Materials chosen for environmental benefits, specific performance characteristics, or innovative applications beyond traditional construction.

Timber

• Renewable resource with a favorable carbon footprint. Timber sequesters $CO_2$ absorbed during tree growth, effectively storing carbon for the life of the structure.
• Strength-to-weight ratio competitive with steel for smaller spans, making it practical for pedestrian bridges, rural crossings, and short-span vehicular bridges. Glue-laminated (glulam) members can achieve spans of 40 meters or more.
• Treatment requirements for decay and insect resistance affect both lifecycle costs and environmental considerations, since some preservative chemicals raise disposal concerns at end of life.

Composite Materials (Fiber-Reinforced Polymers)

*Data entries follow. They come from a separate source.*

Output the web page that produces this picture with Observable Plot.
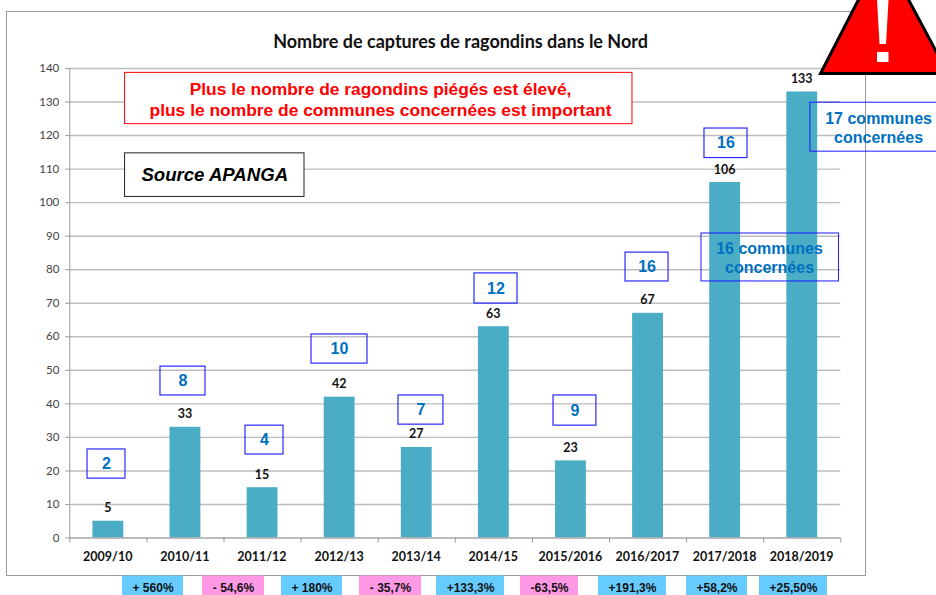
<!DOCTYPE html>
<html><head><meta charset="utf-8">
<script src="https://cdn.jsdelivr.net/npm/d3@7"></script>
<script src="https://cdn.jsdelivr.net/npm/@observablehq/plot@0.6"></script>
<style>
html,body{margin:0;padding:0;background:#fff;overflow:hidden}
#wrap{position:relative;width:936px;height:595px}
#wrap svg{position:absolute;left:0;top:0;overflow:hidden}
</style></head><body><div id="wrap"></div>
<script>
const seasons = ["2009/10","2010/11","2011/12","2012/13","2013/14","2014/15","2015/2016","2016/2017","2017/2018","2018/2019"];
const captures = [5,33,15,42,27,63,23,67,106,133];
const communes = [2,8,4,10,7,12,9,16,16];
const variations = ["+ 560%","- 54,6%","+ 180%","- 35,7%","+133,3%","-63,5%","+191,3%","+58,2%","+25,50%"];
const variationUp = [true,false,true,false,true,false,true,true,true];
const yTicks = d3.range(0,141,10);

// annotation placement, in chart units (x: season index, y: captures)
const communeX1 = [.23,1.176,2.279,3.135,4.263,5.249,6.274,7.208,8.232];
const communeX2 = [.722,1.76,2.772,3.861,4.846,5.807,6.83,7.766,8.79];
const communeY1 = [17.7,42.5,24.9,52,33.8,69.9,33.5,76.5,113.3];
const communeY2 = [26.4,51.1,33.5,60.7,42.5,78.9,42.5,85.1,122.1];
const varX1 = [.684,1.721,2.745,3.757,4.756,5.845,6.857,7.999,8.945];
const varX2 = [1.475,2.525,3.537,4.562,5.638,6.598,7.739,8.79,9.827];
const notes = [
  {x1:.717,x2:7.298,y1:123.4,y2:138.7,cx:4.03,cy:131,t:"Plus le nombre de ragondins piégés est élevé,\nplus le nombre de communes concernées est important",color:"#ff0000",stroke:"#ff0000",fill:"#fff",style:"normal"},
  {x1:.717,x2:3.044,y1:101.7,y2:114.7,cx:1.88,cy:108.2,t:"Source APANGA",color:"#000",stroke:"#222",fill:"#fff",style:"italic"}
];
const callouts = [
  {x1:8.193,x2:9.976,y1:76.5,y2:90.8,cx:9.076,cy:83.6,t:"16 communes\nconcernées"},
  {x1:9.606,x2:11.3,y1:115.2,y2:129.8,cx:10.49,cy:122.3,t:"17 communes\nconcernées"}
];
const rows = seasons.map((s,i)=>({s,i,v:captures[i]}));
const com = communes.map((c,i)=>({c,x1:communeX1[i],x2:communeX2[i],y1:communeY1[i],y2:communeY2[i]}));
const vars = variations.map((t,i)=>({t,up:variationUp[i],x1:varX1[i],x2:varX2[i]}));
const lato = "Lato, Carlito, sans-serif", arial = "'Liberation Sans', Arial, sans-serif";

const chart = Plot.plot({
  width:936, height:595,
  marginLeft:69.3, marginRight:95.7, marginTop:68, marginBottom:57.5,
  style:{background:"transparent",fontFamily:lato},
  x:{type:"linear",domain:[0,10]},
  y:{domain:[0,140]},
  marks:[
    Plot.ruleY(yTicks.filter(d=>d>0),{stroke:"#bdbdbd",strokeWidth:1.4}),
    Plot.rectY(rows,{x1:d=>d.i+.3,x2:d=>d.i+.7,y1:0,y2:"v",fill:"#4bacc6"}),
    Plot.ruleY([0],{stroke:"#a6a6a6",strokeWidth:1.3}),
    Plot.axisY({ticks:yTicks,tickSize:4,tickPadding:6.5,stroke:"#999",fill:"#444",fontSize:11.5,label:null}),
    Plot.ruleX([0],{y1:0,y2:140,stroke:"#999"}),
    Plot.axisX({ticks:d3.range(0,11),tickSize:5,tickFormat:()=>"",stroke:"#999",label:null}),
    Plot.axisX({ticks:d3.range(0,10).map(i=>i+.5),tickSize:0,tickPadding:14,dx:-.6,tickFormat:d=>seasons[Math.floor(d)],fontSize:12.5,fontWeight:"bold",fill:"#111",label:null}),
    Plot.text(rows,{x:d=>d.i+.5,y:"v",text:d=>String(d.v),dy:-13,dx:-.5,fontSize:12.5,fontWeight:"bold",fill:"#111"}),
    Plot.text(["Nombre de captures de ragondins dans le Nord"],{x:5.068,y:147.7,text:d=>d,fontSize:18,fontWeight:"bold",fill:"#111"}),
    Plot.rect(notes,{x1:"x1",x2:"x2",y1:"y1",y2:"y2",fill:"fill",stroke:"stroke",strokeWidth:1}),
    Plot.text(notes.filter(n=>n.style==="normal"),{x:"cx",y:"cy",text:"t",fill:"color",fontSize:17.4,fontWeight:"bold",fontFamily:arial,lineHeight:1.2}),
    Plot.text(notes.filter(n=>n.style==="italic"),{x:"cx",y:"cy",text:"t",fill:"color",fontSize:18.6,fontWeight:"bold",fontStyle:"italic",fontFamily:arial}),
    Plot.rect(com,{x1:"x1",x2:"x2",y1:"y1",y2:"y2",fill:"none",stroke:"#2a2aff",strokeWidth:1.2}),
    Plot.text(com,{x:d=>(d.x1+d.x2)/2,y:d=>(d.y1+d.y2)/2,text:d=>String(d.c),fill:"#0070c0",fontSize:16,fontWeight:"bold",fontFamily:arial}),
    Plot.rect(callouts,{x1:"x1",x2:"x2",y1:"y1",y2:"y2",fill:"none",stroke:"#1a1aff",strokeWidth:1}),
    Plot.text(callouts,{x:"cx",y:"cy",text:"t",fill:"#0070c0",fontSize:16,fontWeight:"bold",fontFamily:arial,lineHeight:1.17}),
    Plot.rect(vars,{x1:"x1",x2:"x2",y1:-11.33,y2:-17.2,fill:d=>d.up?"#66ccff":"#ff99e6"}),
    Plot.text(vars,{x:d=>(d.x1+d.x2)/2,y:-15,text:"t",fill:"#111",fontSize:12,fontWeight:"bold",fontFamily:arial})
  ]
});
const wrap = document.getElementById("wrap");
const frame = document.createElement("div");
frame.style.cssText="position:absolute;left:6px;top:11px;width:858px;height:563px;border:1px solid #999;box-sizing:content-box";
wrap.appendChild(frame);
wrap.appendChild(chart);
const ns="http://www.w3.org/2000/svg";
const sign=document.createElementNS(ns,"svg");
sign.setAttribute("width",936);sign.setAttribute("height",595);
sign.innerHTML='<polygon points="883,-48 820.5,73.5 948,73.5" fill="#ff0000" stroke="#000" stroke-width="3"/><polygon points="877,0 888.5,0 886,44 879.5,44" fill="#fff"/><rect x="877" y="52" width="11.5" height="10" fill="#fff"/>';
wrap.appendChild(sign);
</script></body></html>
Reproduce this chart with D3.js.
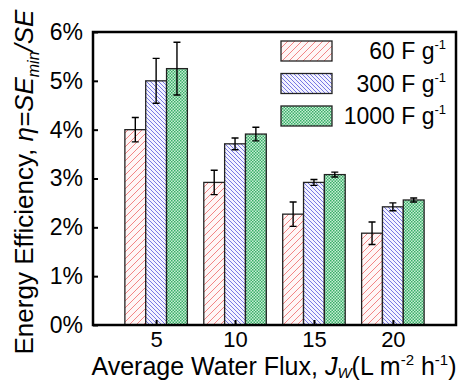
<!DOCTYPE html>
<html>
<head>
<meta charset="utf-8">
<script src="https://cdn.jsdelivr.net/npm/d3@7"></script>
<style>
  body { margin: 0; background: #fff; }
  text { font-family: "Liberation Sans", Arial, sans-serif; fill: #000; }
</style>
</head>
<body>
<div id="graf"></div>
<script>
// datos
fluxes = [5, 10, 15, 20]
series = ['60 F g', '300 F g', '1000 F g']
valores = [
  [4.0, 2.92, 2.27, 1.88],
  [5.0, 3.71, 2.92, 2.42],
  [5.25, 3.91, 3.08, 2.56]
]
errores = [
  [0.25, 0.25, 0.25, 0.23],
  [0.46, 0.12, 0.06, 0.08],
  [0.54, 0.14, 0.05, 0.04]
]
yTicks = [0, 1, 2, 3, 4, 5, 6]

// configuracion
ancho_total = 471
alto_total = 382
margins = { top: 32, left: 93, right: 15, bottom: 57 }
ancho = ancho_total - margins.left - margins.right
alto = alto_total - margins.top - margins.bottom

svg = d3.select('#graf').append('svg')
  .attr('width', ancho_total)
  .attr('height', alto_total)

defs = svg.append('defs')

// patrones
p1 = defs.append('pattern').attr('id', 'p0')
  .attr('patternUnits', 'userSpaceOnUse').attr('width', 7).attr('height', 7)
p1.append('rect').attr('width', 7).attr('height', 7).attr('fill', '#fff6f6')
p1.append('path').attr('d', 'M-1,8 L8,-1 M-2,2 L2,-2 M5,9 L9,5')
  .attr('stroke', '#f07878').attr('stroke-width', 0.9)

p2 = defs.append('pattern').attr('id', 'p1')
  .attr('patternUnits', 'userSpaceOnUse').attr('width', 4).attr('height', 4)
p2.append('rect').attr('width', 4).attr('height', 4).attr('fill', '#f3f3ff')
p2.append('path').attr('d', 'M-1,-1 L5,5 M-1,3 L1,5 M3,-1 L5,1')
  .attr('stroke', '#6a6ae0').attr('stroke-width', 0.9)

p3 = defs.append('pattern').attr('id', 'p2')
  .attr('patternUnits', 'userSpaceOnUse').attr('width', 3).attr('height', 3)
p3.append('rect').attr('width', 3).attr('height', 3).attr('fill', '#c8eed6')
p3.append('rect').attr('width', 1.5).attr('height', 1.5).attr('fill', '#3aae68')
p3.append('rect').attr('x', 1.5).attr('y', 1.5).attr('width', 1.5).attr('height', 1.5).attr('fill', '#3aae68')

g = svg.append('g')
  .attr('transform', `translate(${margins.left}, ${margins.top})`)

// escaladores
x = d3.scaleLinear().domain([1, 24]).range([0, ancho])
y = d3.scaleLinear().domain([0, 6]).range([alto, 0])
barW = x(1.32) - x(0)
offs = [-1, 0, 1]

// barras
series.forEach((s, i) => {
  g.selectAll('.bar' + i)
    .data(fluxes)
    .join('rect')
    .attr('x', (d, j) => x(d) + offs[i] * barW - barW / 2)
    .attr('y', (d, j) => y(valores[i][j]))
    .attr('width', barW)
    .attr('height', (d, j) => alto - y(valores[i][j]))
    .attr('fill', `url(#p${i})`)
    .attr('stroke', '#222')
    .attr('stroke-width', 1.3)
})

// barras de error
series.forEach((s, i) => {
  fluxes.forEach((f, j) => {
    cx = x(f) + offs[i] * barW
    hi = y(valores[i][j] + errores[i][j])
    lo = y(valores[i][j] - errores[i][j])
    g.append('path')
      .attr('d', `M${cx},${hi} L${cx},${lo} M${cx - 3.5},${hi} L${cx + 3.5},${hi} M${cx - 3.5},${lo} L${cx + 3.5},${lo}`)
      .attr('stroke', '#000').attr('stroke-width', 1.4).attr('fill', 'none')
  })
})

// ejes
yAxis = g.append('g')
  .call(d3.axisLeft(y).tickValues(yTicks).tickSize(-5).tickPadding(10).tickFormat(d => d + '%'))
yAxis.selectAll('text').style('font-size', '23px')
xAxis = g.append('g')
  .attr('transform', `translate(0, ${alto})`)
  .call(d3.axisBottom(x).tickValues(fluxes).tickSize(-5).tickPadding(6))
xAxis.selectAll('text').style('font-size', '22px')
svg.selectAll('.domain').remove()
svg.selectAll('.tick line').attr('stroke', '#000').attr('stroke-width', 2)

// marco
g.append('rect')
  .attr('width', ancho).attr('height', alto)
  .attr('fill', 'none').attr('stroke', '#000').attr('stroke-width', 2.5)

// leyenda
ley = svg.append('g')
series.forEach((s, i) => {
  yy = 41 + i * 32.5
  ley.append('rect')
    .attr('x', 281).attr('y', yy).attr('width', 51).attr('height', 20)
    .attr('fill', `url(#p${i})`).attr('stroke', '#222').attr('stroke-width', 1.3)
  t = ley.append('text')
    .attr('x', 446).attr('y', yy + 18)
    .attr('text-anchor', 'end')
    .style('font-size', '23px')
  t.append('tspan').text(s)
  t.append('tspan').attr('dy', -10).style('font-size', '13px').text('-1')
})

// titulos
tx = svg.append('text')
  .attr('x', 274).attr('y', 375)
  .attr('text-anchor', 'middle')
  .style('font-size', '25px')
tx.append('tspan').text('Average Water Flux, ')
tx.append('tspan').style('font-style', 'italic').text('J')
tx.append('tspan').attr('dy', 3).style('font-size', '15px').style('font-style', 'italic').text('W')
tx.append('tspan').attr('dy', -3).text('(L m')
tx.append('tspan').attr('dy', -10).style('font-size', '15px').text('-2')
tx.append('tspan').attr('dy', 10).text(' h')
tx.append('tspan').attr('dy', -10).style('font-size', '15px').text('-1')
tx.append('tspan').attr('dy', 10).text(')')

ty = svg.append('text')
  .attr('transform', 'translate(33, 182) rotate(-90)')
  .attr('text-anchor', 'middle')
  .style('font-size', '26px')
ty.append('tspan').text('Energy Efficiency, ')
ty.append('tspan').style('font-style', 'italic').text('η=SE')
ty.append('tspan').attr('dy', 6).style('font-size', '16px').style('font-style', 'italic').text('min')
ty.append('tspan').attr('dy', -6).style('font-style', 'italic').text('/SE')
</script>
</body>
</html>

• Corrosion immunity eliminates a primary deterioration mechanism, making FRP particularly valuable for bridge decks and reinforcing bars in environments with heavy deicing salt use or coastal exposure.
• High specific strength (strength divided by density) exceeds steel, enabling lightweight components that reduce dead loads and can simplify installation with smaller cranes.
• Design flexibility through moldability allows engineers to orient fibers along the directions of principal stress, optimizing material use in ways that isotropic materials like steel cannot match.

---

Quick Reference Table

---

Self-Check Questions

1. Which two materials rely on composite action between different components to achieve their structural properties, and what specific weakness does each combination address?

2. A bridge will span a tidal estuary with constant salt spray exposure. Compare the suitability of weathering steel versus aluminum for the primary structural members. Which performs better and why?

3. Explain the fundamental difference between how prestressed concrete and high-performance concrete improve upon conventional reinforced concrete. Which addresses cracking through stress modification, and which through material enhancement?

4. If asked to recommend materials for a 500-meter cable-stayed bridge, which materials would you specify for the cables, towers, and deck respectively? Justify each choice based on the dominant stress type in that component.

5. Compare timber and FRP composites as sustainable material choices. What different sustainability strategies does each represent, and what project conditions would favor one over the other?